House debates
Thursday, 4 February 2010
Constituency Statements
Intergenerational Report: Disability
9:46 am
Bill Shorten (Maribyrnong, Australian Labor Party, Parliamentary Secretary for Disabilities and Children's Services) Share this | Hansard source
The Intergenerational Report, released by the Treasurer on Monday, laid out a stark challenge: how do we increase our productivity as our population ages? A big part of this challenge is how we empower the growing number of Australians living with a disability. The Australian Institute of Health and Welfare released numbers last year which show that this year there are around 1.5 million people living with a severe or profound disability and that there will be almost 2.3 million by 2030. We in this country need to stop thinking of people with a disability as charity cases or as a burden. They cannot be an afterthought. We need to recognise that people with a disability are people with skills and talents who are valuable contributors to any family, community, organisation or business. They are part of the building of this nation. Too many Australians with a disability are both poor and powerless. This is not due to their disability but due to the entrenched discrimination they experience in their daily lives. They and their carers are continually forced to make hard choices, to save every spare cent for aids and equipment, to have their lives limited both by the impairment and the community’s treatment of it.
The Rudd government has made a start and I am proud of the real improvements we are making to the lives of people with disabilities.

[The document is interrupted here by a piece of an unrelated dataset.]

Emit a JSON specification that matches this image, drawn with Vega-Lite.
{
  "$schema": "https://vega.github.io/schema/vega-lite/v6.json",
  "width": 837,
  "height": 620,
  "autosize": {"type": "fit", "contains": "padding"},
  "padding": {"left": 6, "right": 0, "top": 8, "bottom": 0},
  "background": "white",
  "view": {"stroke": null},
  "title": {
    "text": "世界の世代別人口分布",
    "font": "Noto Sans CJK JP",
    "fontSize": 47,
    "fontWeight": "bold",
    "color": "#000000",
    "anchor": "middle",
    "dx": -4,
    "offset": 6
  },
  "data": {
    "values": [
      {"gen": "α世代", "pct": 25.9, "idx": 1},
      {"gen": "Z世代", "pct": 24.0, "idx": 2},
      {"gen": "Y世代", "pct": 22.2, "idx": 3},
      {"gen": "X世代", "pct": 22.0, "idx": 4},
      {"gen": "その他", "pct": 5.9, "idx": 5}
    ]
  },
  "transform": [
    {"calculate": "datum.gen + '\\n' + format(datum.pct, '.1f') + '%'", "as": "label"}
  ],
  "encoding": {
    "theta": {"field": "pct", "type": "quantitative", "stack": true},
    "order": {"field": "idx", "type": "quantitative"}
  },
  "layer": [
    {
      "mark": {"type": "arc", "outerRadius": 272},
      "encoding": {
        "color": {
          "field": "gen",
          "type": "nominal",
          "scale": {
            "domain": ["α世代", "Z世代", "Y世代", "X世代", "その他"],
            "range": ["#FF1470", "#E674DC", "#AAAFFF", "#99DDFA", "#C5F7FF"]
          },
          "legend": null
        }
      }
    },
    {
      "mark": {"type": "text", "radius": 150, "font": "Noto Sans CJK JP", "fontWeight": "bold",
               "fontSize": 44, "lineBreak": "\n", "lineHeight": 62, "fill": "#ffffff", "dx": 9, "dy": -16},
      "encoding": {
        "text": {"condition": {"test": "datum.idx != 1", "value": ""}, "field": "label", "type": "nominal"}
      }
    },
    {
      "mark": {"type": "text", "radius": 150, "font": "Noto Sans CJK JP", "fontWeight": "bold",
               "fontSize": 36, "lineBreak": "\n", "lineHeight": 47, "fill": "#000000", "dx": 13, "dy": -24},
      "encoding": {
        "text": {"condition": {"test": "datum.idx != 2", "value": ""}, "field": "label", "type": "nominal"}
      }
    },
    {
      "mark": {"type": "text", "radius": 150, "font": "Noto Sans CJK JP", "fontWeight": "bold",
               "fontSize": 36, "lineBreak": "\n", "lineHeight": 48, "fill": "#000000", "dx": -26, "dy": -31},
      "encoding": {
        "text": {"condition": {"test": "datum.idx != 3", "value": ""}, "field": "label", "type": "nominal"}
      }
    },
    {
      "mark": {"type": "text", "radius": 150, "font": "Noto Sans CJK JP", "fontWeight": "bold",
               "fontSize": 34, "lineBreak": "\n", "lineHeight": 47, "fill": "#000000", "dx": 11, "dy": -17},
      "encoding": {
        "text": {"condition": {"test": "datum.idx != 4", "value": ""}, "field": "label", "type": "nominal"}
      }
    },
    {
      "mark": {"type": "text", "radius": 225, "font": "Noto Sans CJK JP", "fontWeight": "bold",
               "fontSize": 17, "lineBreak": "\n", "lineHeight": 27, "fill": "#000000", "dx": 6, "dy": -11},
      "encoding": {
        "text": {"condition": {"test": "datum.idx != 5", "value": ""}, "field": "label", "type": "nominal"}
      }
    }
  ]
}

But despite this and the best efforts of thousands of carers, both paid and unpaid, the system we have throughout this nation remains a patchwork of services which is crisis driven and reactive. Australian governments at all levels spend approximately $20 billion a year in the disability welfare system. But the question is: is it enough and are we spending what we spend efficiently? It is clear to me that the current system cannot go on forever and that is why the Rudd government asked the Productivity Commission late last year to investigate a national long-term care and support scheme. This kind of scheme, which has growing support amongst people with a disability and their carers, has the potential to change the way that disability is supported in this country. It will be up to the Productivity Commission to crunch the numbers on the scheme, but I believe that it is common sense that a better system is one that intervenes early, offers support before a problem becomes a crisis and that gets people into work. This will save us a lot of money, as well as providing greater equity.
We know that disability can be acquired in an instant through a genetic twist of fate, through an accident or indeed as a consequence of ageing. What we should not have is Australian society allowing these shafts of fate to define and limit a person’s life. The Productivity Commission this year will start looking at the cost benefits and the feasibility of approaches to provide a national disability insurance system on an entitlement basis for eligible people with a severe or profound disability. It will look at a no-fault social insurance model, reflecting the shared risk of disability across the population. The detail will be complex and the system, if it were to be created, would certainly require a lot of analysis. We are not a government that will shy away from major reform, and a national disability insurance scheme would provide, once and for all, a better deal for people with a disability and their carers.